- Directed by: Jayakrishna Karanavar
- Written by: Kalavoor Ravikumar
- Produced by: K. K. G. Nair
- Starring: Mukesh Jyothirmayi Rejith Menon Shafna Vinay Forrt
- Cinematography: Dileep Raman
- Music by: Johnson
- Production company: Dwaraka Creations
- Distributed by: Dwaraka Creations Release
- Release date: 8 June 2012;
- Country: India
- Language: Malayalam

= Navagatharkku Swagatham =

Navagatharkku Swagatham is a 2012 Malayalam campus-based film written by Kalavoor Ravikumar and directed by Jayakrishna Karanavar. Mainly filmed on locations at Kalamassery, the film stars Mukesh, Jyothirmayi, Rejith Menon, Shafna and Vinay Forrt in pivotal roles. The film's music is composed by late music maestro Johnson. The film was met with negative critical reviews and was declared as a box office flop.

==Plot==
The film is about an English lecturer named Appettan who is like an elder brother to his students. A new boy named Prasanth joins them and they all become friends after a bit of ragging. Prasanth later confesses he likes Veena, a junior in the college, and the class tries to get Veena to fall in love with Prasanth. However Sreelakha, also a lecturer, tells Veena it's just a prank which the boys are playing, leaving Veena inconsolable.
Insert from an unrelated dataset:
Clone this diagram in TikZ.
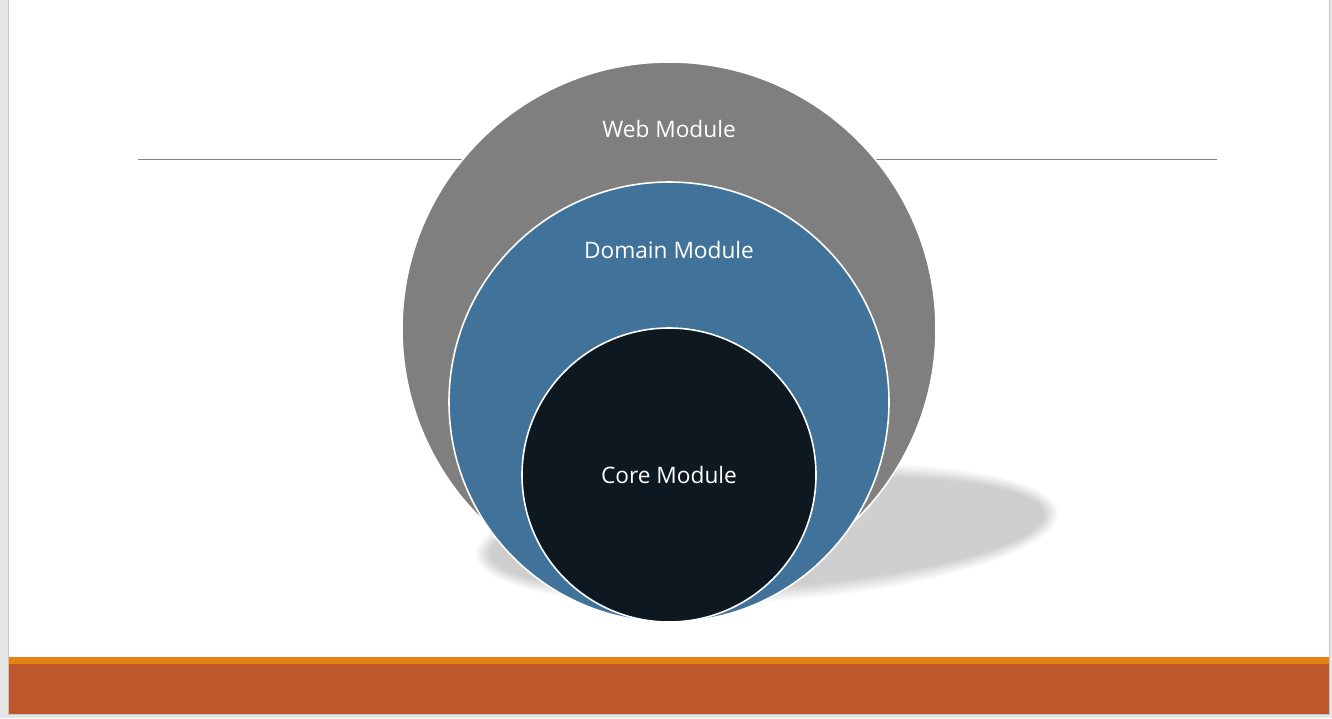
\documentclass[tikz,border=0pt]{standalone}
\usepackage{fontspec}
\setmainfont{Open Sans}
\definecolor{pagegray}{HTML}{E6E6E6}
\definecolor{edgegray}{HTML}{C6C6C6}
\definecolor{webgray}{HTML}{7F7F7F}
\definecolor{domblue}{HTML}{41739A}
\definecolor{coredark}{HTML}{0E1821}
\definecolor{barorange}{HTML}{E48312}
\definecolor{barrust}{HTML}{BD582C}
\definecolor{rulegray}{HTML}{808080}
\tikzset{
  ring/.style={circle, draw=white, line width=1.2, inner sep=0pt},
  lbl/.style={text=white, font=\fontsize{17}{20}\selectfont, inner sep=0pt},
}
\begin{document}
\begin{tikzpicture}[x=0.75pt,y=-0.75pt]
\useasboundingbox (0,0) rectangle (1332,718);
\fill[pagegray] (0,0) rectangle (1332,718);
\fill[white] (9,0) rectangle (1329,714);
\draw[edgegray, line width=0.75] (8.5,0) -- (8.5,714.5) -- (1329.5,714.5) -- (1329.5,0);
\fill[barorange] (9,657) rectangle (1329,664);
\fill[barrust] (9,664) rectangle (1329,714);
% horizontal rule
\coordinate (rl) at (138,159);
\coordinate (rr) at (1217,159);
\draw[rulegray, line width=0.75] (rl) -- (rr);
% shadow
\begin{scope}[shift={(767,534)}, rotate=4.2]
\foreach \i in {0,...,11} {
  \fill[black, opacity=0.017] (0,0) ellipse ({292-1.3*\i} and {68-1.3*\i});
}
\end{scope}
% circles
\node[ring, fill=webgray, minimum size=400.5pt] (web) at (669,329) {};
\node[ring, fill=domblue, minimum size=330pt] (dom) at (669,402) {};
\node[ring, fill=coredark, minimum size=220.5pt] (core) at (669,475) {};
\node[lbl] (webl) at (669,129) {Web Module};
\node[lbl] (doml) at (669,250) {Domain Module};
\node[lbl] (corel) at (669,475) {Core Module};
\end{tikzpicture}
\end{document}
As soon as Appettan finds out, he spills out the truth about Prasanth's love from childhood to Veena. He subsequently tells Sreelakha but also says that a boy used to love her, which leaves her in tears. Near the end of the film, Appettan confesses that he was the boy that used to love Sreelakha, only to discover that Sreelakha and her husband have decided to reconcile when he goes to express his love, breaking his heart. He later receives a note which says Sreelakha reciprocates his love and her stubborn attitude was due to Appettan's failure to express his love to her in the past.